To criticise this game for adhering to formula would be a mistake, since the structure now built on top of these reliable foundations is ambitious and daunting, and part of the reason for that lies in the distinct properties of the Harry Potter saga.
Unlike Star Wars, Batman or Indiana Jones, Harry's adventures don't take him around the world, across a city or to other planets. Pretty much everything that happens to him happens in Hogwarts. Rather than allow this restriction to hold things back, TT Games has instead turned it to the game's advantage.
You no longer retreat to a hub area and dip into key set-pieces one by one. Instead, Hogwarts is a gigantic, continuous gameplay area full of living detail. When it's Christmas in the story, everyone wears Santa hats. When the Dementors arrive, looking for Sirius Black, students huddle in corners, terrified. When Gilderoy Lockhart arrives at the school, gaggles of cooing girls follow him around. It's lovely and hilarious.
For the vast majority of the game, you'll be traversing the staircases, corridors and courtyards, triggering story levels as you go, and learning new spells in lessons along the way. Navigating this imposing environment is never a chore, as the house ghosts are on hand to lead you to the start of the next story mission, leaving a trail of translucent studs as a marker just in case you get distracted by yet another intriguing detail and wander off to explore again.

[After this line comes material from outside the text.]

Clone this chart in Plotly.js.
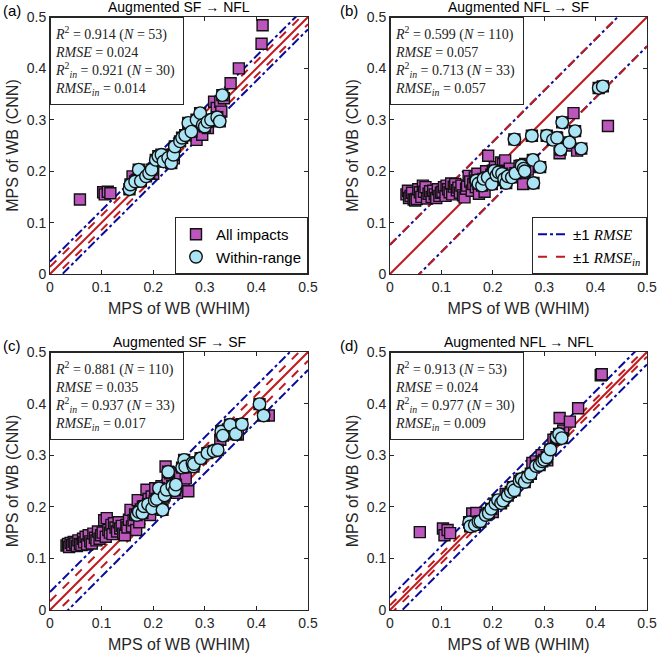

The screaming mandrake roots can be used to shatter glass objects, provided you can find some earmuffs first.
It gives the story mode a seamless feel, since you're never taken out of the game world, while also offering dozens of chances to try out each of your spells and abilities by interacting with secondary puzzles tucked away all over this sprawling location. Pixies, for example, can be found messing with scenery items. Learn the spell that freezes and shatters these pests, and those scenery items will form part of another task that might earn you another character, golden brick or just a lovely shower of studs.

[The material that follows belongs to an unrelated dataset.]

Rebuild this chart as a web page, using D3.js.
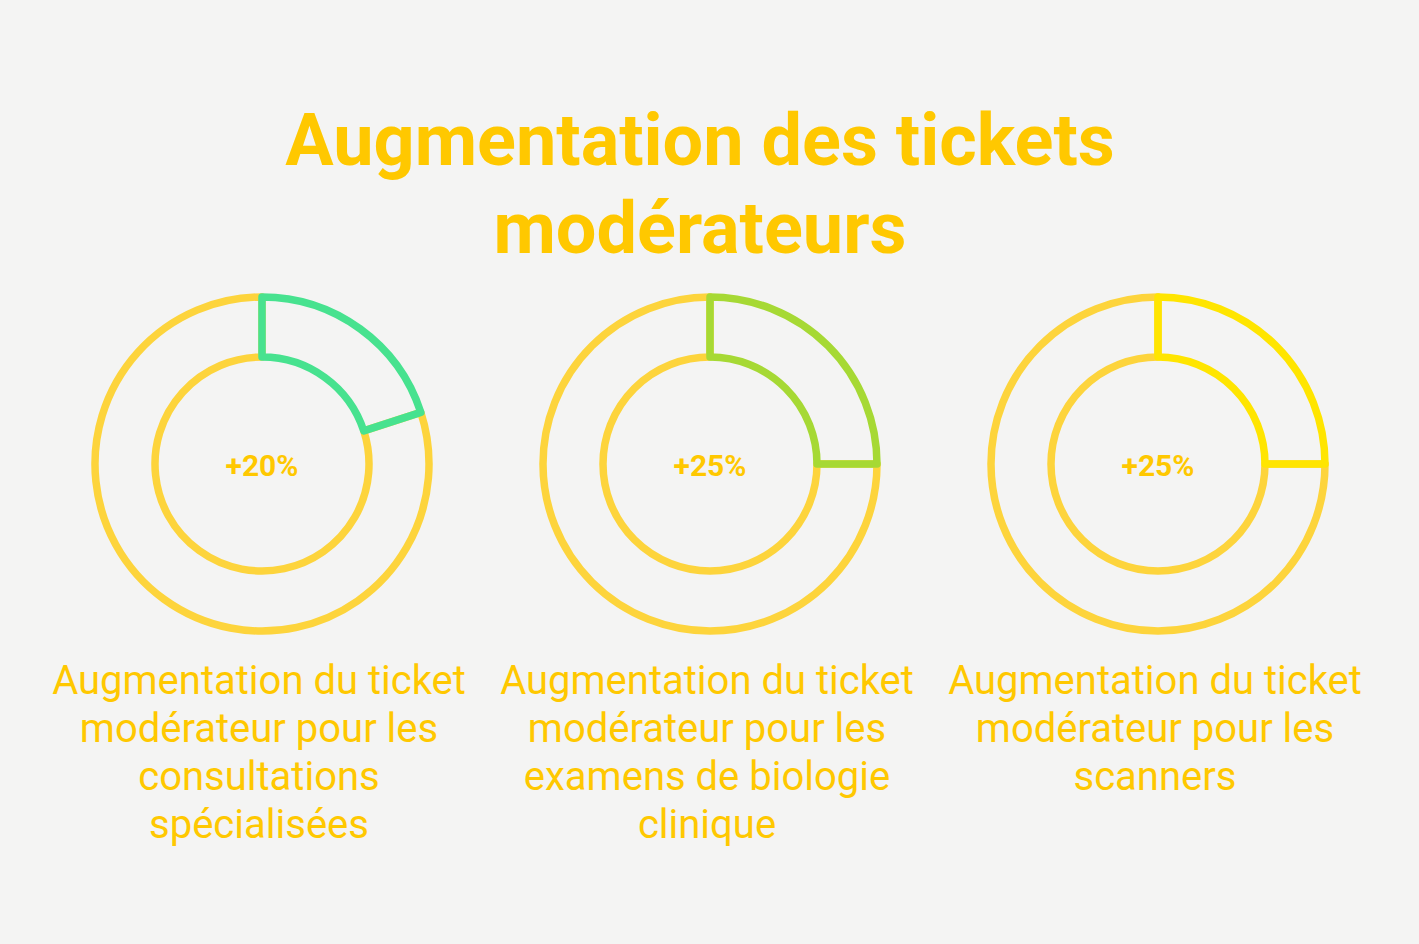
<!DOCTYPE html>
<html>
<head>
<meta charset="utf-8">
<script src="https://cdn.jsdelivr.net/npm/d3@7"></script>
<style>
  html, body { margin: 0; padding: 0; background: #f4f4f3; }
  svg { display: block; }
</style>
</head>
<body>
<svg id="chart" width="1419" height="944"></svg>
<script>
// ---- data ----
const titleLines = ["Augmentation des tickets", "modérateurs"];
const categories = ["consultations", "biologie", "scanners"];
const values = [20, 25, 25];               // % increase
const centerLabels = ["+20%", "+25%", "+25%"];
const labelLines = [
  ["Augmentation du ticket", "modérateur pour les", "consultations", "spécialisées"],
  ["Augmentation du ticket", "modérateur pour les", "examens de biologie", "clinique"],
  ["Augmentation du ticket", "modérateur pour les", "scanners"]
];
const highlightColors = ["#47e28f", "#a6d934", "#ffe500"];
const restColor = "#fdd43c";
const textColor = "#ffc800";

// ---- layout ----
const W = 1419, H = 944;
const svg = d3.select("#chart");
svg.append("rect").attr("width", W).attr("height", H).attr("fill", "#f4f4f3");

// title
svg.append("g").selectAll("text").data(titleLines).join("text")
  .attr("x", 700)
  .attr("y", (d, i) => 165 + i * 88)
  .attr("text-anchor", "middle")
  .attr("font-family", "Roboto")
  .attr("font-weight", 700)
  .attr("font-size", 72)
  .attr("fill", textColor)
  .text(d => d);

const x = d3.scaleBand().domain(categories).range([38, 38 + 448 * 3]);
const cy = 464;
const outerR = 167, innerR = 107;

const arc = d3.arc().innerRadius(innerR).outerRadius(outerR);
const pie = d3.pie().sort(null).value(d => d.v);

categories.forEach((c, i) => {
  const cx = x(c) + x.bandwidth() / 2;
  const g = svg.append("g").attr("transform", `translate(${cx},${cy})`);
  const slices = pie([{v: values[i], k: "hi"}, {v: 100 - values[i], k: "rest"}]);
  // draw rest first, highlight on top
  g.append("g").selectAll("path").data([slices[1], slices[0]]).join("path")
    .attr("d", arc)
    .attr("fill", "none")
    .attr("stroke", d => d.data.k === "hi" ? highlightColors[i] : restColor)
    .attr("stroke-width", 7.5)
    .attr("stroke-linejoin", "round");

  g.append("text")
    .attr("x", 0).attr("y", 12)
    .attr("text-anchor", "middle")
    .attr("font-family", "Roboto")
    .attr("font-weight", 700)
    .attr("font-size", 30)
    .attr("fill", textColor)
    .text(centerLabels[i]);

  svg.append("g").selectAll("text").data(labelLines[i]).join("text")
    .attr("x", cx - 3)
    .attr("y", (d, j) => 694 + j * 48)
    .attr("text-anchor", "middle")
    .attr("font-family", "Roboto")
    .attr("font-weight", 400)
    .attr("font-size", 40)
    .attr("fill", textColor)
    .text(d => d);
});
</script>
</body>
</html>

In fact, one of the great things about all the LEGO games, but especially Harry Potter, is that everything does something. There's always some item to blast or levitate or twist, and the result is always useful, funny, or both. Remember how on school trips, the best bits of the museum were the exhibits that had buttons to press and models that moved? TT Games understands that need to fiddle, prod and simply make stuff happen. The developers never let their young audience get bored and the procession of well-placed background gags goes a long way to keeping these neophyte players engaged.

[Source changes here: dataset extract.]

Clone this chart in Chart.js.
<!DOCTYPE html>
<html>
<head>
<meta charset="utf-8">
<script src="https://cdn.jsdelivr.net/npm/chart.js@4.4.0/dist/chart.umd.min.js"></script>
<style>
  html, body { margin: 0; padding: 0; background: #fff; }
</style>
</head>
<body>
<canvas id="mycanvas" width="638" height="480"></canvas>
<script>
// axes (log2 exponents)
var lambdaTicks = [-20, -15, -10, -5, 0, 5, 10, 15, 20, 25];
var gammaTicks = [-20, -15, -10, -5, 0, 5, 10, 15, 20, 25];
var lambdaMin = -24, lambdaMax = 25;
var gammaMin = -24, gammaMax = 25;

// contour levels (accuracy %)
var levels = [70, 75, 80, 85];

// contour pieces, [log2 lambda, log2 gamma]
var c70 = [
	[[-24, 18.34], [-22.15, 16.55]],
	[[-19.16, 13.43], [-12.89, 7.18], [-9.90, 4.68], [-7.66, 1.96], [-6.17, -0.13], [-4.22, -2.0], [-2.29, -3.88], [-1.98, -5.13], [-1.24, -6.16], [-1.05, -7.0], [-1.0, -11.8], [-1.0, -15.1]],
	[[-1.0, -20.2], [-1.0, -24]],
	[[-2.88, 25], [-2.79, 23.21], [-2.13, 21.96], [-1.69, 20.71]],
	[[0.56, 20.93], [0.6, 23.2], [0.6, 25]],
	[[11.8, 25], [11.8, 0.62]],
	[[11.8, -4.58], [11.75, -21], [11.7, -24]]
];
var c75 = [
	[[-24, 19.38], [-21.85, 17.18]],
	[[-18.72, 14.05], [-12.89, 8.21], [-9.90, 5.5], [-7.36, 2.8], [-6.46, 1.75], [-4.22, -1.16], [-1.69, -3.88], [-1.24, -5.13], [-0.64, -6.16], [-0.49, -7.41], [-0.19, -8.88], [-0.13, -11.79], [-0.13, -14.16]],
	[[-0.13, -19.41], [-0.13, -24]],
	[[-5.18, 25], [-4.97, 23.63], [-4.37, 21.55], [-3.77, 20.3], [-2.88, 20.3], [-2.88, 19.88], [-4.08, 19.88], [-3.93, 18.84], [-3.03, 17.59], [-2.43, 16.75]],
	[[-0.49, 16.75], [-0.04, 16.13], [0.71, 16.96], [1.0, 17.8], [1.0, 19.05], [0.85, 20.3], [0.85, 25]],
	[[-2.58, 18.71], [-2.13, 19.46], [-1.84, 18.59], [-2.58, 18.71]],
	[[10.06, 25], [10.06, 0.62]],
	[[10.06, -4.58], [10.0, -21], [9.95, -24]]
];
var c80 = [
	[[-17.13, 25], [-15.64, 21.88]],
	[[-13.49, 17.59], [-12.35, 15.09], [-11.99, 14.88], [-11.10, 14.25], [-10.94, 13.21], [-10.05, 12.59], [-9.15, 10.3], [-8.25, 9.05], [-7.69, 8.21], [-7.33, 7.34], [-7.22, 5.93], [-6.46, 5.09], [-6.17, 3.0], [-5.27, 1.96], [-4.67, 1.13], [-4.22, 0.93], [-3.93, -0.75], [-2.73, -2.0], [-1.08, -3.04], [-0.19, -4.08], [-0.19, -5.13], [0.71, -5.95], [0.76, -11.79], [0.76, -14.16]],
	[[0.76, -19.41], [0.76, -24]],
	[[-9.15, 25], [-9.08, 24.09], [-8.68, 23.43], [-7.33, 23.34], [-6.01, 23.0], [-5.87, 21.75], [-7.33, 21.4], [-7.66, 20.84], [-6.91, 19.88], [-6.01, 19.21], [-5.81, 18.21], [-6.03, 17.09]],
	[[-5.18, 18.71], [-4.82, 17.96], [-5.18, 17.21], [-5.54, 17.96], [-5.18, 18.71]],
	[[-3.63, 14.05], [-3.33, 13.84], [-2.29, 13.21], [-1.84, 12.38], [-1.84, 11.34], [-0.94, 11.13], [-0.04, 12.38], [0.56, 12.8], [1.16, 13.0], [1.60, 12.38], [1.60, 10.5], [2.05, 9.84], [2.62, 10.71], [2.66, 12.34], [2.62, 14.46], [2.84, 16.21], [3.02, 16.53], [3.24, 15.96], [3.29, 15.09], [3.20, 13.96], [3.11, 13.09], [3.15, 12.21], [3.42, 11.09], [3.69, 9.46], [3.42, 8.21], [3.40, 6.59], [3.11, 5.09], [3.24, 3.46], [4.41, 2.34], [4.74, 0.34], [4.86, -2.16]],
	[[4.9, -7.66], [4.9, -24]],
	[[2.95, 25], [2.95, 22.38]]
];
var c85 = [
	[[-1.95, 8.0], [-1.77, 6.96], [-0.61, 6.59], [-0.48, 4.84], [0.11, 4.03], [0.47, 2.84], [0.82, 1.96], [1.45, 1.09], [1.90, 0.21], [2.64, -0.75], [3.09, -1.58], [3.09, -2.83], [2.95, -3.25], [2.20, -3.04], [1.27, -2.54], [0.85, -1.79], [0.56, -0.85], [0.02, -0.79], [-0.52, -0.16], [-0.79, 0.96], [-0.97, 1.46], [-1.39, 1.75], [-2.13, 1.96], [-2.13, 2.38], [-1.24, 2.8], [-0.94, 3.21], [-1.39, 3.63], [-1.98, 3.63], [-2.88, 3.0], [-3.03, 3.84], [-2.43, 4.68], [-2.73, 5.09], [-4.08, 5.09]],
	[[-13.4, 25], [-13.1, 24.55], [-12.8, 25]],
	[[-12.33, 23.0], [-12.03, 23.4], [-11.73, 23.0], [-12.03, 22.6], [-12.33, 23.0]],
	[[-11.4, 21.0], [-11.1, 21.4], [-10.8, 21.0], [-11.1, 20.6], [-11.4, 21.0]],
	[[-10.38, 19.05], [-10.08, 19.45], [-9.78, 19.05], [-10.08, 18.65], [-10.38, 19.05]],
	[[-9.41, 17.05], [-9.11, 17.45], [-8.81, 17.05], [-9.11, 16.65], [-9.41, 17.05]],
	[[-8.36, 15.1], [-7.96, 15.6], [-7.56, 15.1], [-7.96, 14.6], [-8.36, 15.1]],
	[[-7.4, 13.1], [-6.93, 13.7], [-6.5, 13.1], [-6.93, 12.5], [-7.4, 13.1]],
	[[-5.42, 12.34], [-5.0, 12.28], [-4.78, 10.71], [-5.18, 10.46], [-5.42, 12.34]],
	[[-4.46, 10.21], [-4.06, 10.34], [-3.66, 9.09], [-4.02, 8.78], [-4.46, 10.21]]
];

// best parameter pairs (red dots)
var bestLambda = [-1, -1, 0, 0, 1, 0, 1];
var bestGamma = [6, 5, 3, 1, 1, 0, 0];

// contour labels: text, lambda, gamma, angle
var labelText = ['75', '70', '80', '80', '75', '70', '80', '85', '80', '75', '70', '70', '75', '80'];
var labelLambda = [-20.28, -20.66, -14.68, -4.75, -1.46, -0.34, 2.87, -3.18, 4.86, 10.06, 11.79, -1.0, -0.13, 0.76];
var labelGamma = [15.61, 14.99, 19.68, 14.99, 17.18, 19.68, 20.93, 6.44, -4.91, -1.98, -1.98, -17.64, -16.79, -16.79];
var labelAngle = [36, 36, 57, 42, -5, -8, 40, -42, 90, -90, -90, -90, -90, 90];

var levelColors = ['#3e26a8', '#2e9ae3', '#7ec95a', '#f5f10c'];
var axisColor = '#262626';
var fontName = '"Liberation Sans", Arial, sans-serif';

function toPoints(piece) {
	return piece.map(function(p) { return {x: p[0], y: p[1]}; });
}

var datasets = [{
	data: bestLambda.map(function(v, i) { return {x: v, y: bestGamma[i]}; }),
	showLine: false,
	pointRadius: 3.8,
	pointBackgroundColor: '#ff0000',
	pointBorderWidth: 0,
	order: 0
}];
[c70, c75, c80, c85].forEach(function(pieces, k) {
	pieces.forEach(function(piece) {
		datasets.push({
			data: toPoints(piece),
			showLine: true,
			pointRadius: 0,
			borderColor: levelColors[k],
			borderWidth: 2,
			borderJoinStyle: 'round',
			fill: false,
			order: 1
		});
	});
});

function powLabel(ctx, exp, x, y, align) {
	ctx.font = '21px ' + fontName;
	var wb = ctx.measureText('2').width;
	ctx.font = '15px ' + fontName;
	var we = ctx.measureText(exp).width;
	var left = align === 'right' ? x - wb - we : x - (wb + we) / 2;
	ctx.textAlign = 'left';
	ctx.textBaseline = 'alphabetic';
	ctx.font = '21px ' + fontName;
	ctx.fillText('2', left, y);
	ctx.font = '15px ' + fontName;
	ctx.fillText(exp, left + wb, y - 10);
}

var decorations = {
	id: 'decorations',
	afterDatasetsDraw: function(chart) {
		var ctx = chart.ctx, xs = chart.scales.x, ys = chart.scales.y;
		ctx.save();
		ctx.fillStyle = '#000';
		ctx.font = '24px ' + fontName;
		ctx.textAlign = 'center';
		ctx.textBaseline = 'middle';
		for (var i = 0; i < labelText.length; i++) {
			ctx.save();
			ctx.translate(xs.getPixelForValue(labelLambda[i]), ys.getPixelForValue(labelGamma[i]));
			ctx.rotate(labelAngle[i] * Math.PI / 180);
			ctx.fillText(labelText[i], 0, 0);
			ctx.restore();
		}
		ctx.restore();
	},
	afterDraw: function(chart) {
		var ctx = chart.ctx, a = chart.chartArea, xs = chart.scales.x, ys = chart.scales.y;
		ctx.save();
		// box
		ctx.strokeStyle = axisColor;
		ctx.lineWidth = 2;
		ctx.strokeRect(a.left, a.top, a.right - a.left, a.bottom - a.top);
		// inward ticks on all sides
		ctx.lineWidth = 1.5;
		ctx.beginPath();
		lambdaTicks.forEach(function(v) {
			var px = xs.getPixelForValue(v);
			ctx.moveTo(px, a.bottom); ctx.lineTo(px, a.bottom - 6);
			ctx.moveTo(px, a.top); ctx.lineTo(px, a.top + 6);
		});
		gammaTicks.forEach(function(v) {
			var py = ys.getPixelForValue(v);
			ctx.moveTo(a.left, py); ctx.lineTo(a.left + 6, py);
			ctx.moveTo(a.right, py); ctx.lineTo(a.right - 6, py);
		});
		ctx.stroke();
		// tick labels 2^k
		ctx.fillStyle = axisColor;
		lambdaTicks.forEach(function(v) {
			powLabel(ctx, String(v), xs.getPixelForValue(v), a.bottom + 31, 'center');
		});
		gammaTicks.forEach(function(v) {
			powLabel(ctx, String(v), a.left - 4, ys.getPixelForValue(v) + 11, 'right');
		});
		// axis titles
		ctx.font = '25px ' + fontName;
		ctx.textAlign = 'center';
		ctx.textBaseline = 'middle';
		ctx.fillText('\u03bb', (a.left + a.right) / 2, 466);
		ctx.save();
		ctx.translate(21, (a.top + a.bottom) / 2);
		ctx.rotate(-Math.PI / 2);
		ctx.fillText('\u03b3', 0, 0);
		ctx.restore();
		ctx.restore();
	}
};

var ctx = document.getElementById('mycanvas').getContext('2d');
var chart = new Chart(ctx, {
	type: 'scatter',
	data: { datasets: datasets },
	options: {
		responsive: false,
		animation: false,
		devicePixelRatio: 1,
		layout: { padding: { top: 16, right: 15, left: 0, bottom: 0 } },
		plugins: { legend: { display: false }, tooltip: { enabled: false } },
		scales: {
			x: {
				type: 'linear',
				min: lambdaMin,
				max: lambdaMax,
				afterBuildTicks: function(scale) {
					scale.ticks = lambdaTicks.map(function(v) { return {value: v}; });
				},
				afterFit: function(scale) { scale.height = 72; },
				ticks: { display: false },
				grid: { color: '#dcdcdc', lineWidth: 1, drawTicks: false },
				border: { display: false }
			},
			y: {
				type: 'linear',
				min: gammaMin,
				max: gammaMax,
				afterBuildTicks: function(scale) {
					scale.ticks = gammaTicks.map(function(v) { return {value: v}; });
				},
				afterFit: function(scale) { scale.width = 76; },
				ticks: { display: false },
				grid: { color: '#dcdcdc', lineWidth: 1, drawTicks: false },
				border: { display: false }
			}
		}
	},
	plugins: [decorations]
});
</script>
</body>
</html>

This is also a much more tangible game world than previously seen in the series. There's physics here, and a persistent nature that means changes wrought in a room at one point will remain there when you return. Stacks of books can be knocked over, LEGO blocks shatter and scatter in realistic ways, and there is even a whole slew of new puzzle types where you can manipulate individual LEGO bricks and build your own towers and bridges to reach new areas. These grow in complexity as the stories progress, and while they'll never tax adult gamers, they'll certainly stretch youngsters and force them to think laterally about what their powers can actually do.
In fact, the game as a whole is more intricate and more cleverly layered than before. Potions can be mixed in cauldrons, but finding the three ingredients usually requires three smaller puzzles to be solved first. Time and again, working out how to get from A to B means taking a fun mental journey via X, Y and Z first, always adapting, always using new abilities to get past problems that were previously off limits. If there's one thing the LEGO games do well, it's their fantastic structure, gently coaxing kids to do better each time, to find something new they hadn't done before, and it's never been better than this deep, deep rabbit hole of clever interlocking gameplay challenges.
If LEGO Harry Potter has a weakness, it's that the stories themselves don't always lend themselves particularly well to the silent comedy that LEGO demands. As so much of J. K. Rowling's plotting is driven by dialogue - the one thing LEGO figures can't provide - unless you know your Potter lore inside out, some of the cut-scenes can be sparse of narrative and struggle to match the belly-laugh moments from previous titles.
Hogwarts looks confusing at first, but all those moving staircases and secret passages work to help the player, not bamboozle them.
This problem spills over into the collectables; while having over 160 characters makes for an impressive back-of-the-box bullet point, it doesn't really translate into compelling gameplay. The thrill of finding or earning a new character token deflates when you realise you have no idea who the person is and, since the majority of them are Hogwarts students, they don't offer much variety in appearance or abilities. Hardcore Potter-philes may care who Ernie Macmillan is, or be thrilled at the prospect of playing as Lee Jordan, but it adds little of value to the game beyond rather obsessive fan service. There's also some of the old screen tearing, a consistent problem with the series that hasn't been fixed yet.
It's doubtful that the target audience will notice or care about such adult quibbles. In the past, my son has absolutely loved all the LEGO games, and it's through him that I've been able to appreciate just how much craft and care goes into precisely balancing every tiny aspect of the design in these seemingly silly confections. Recently, however, he'd been lured away by Banjo Kazooie, and although he's read the Potter books and seen the films, he was never particularly infatuated by them. When I told him LEGO Harry Potter had arrived in the post, he only gave a non-committal shrug. I began to wonder if this would be the first LEGO game I'd have to review without his help.
Light is one of your magic weapons. Here's hoping LEGO Alan Wake is next.
But then he saw me playing it, and it was like a moth to a flame. He'd chuckle at the funny bits. Then he'd recognise something from the films. Then he spotted how familiar elements from the old LEGO games had been reworked to fit Harry Potter. Sure enough, about 10 minutes later, he wanted to know when I'd be giving him the disc.
And that's the genius of these games. In the past I've always been cautious with my praise for the LEGO titles, because as fun and as charming as they were, I always felt they could be something more: that there was some as-yet unreached plateau where the great ideas would coalesce into something truly special. With LEGO Harry Potter, they've reached that level. If there's a better kids' game this year, I'll eat my Sorting Hat.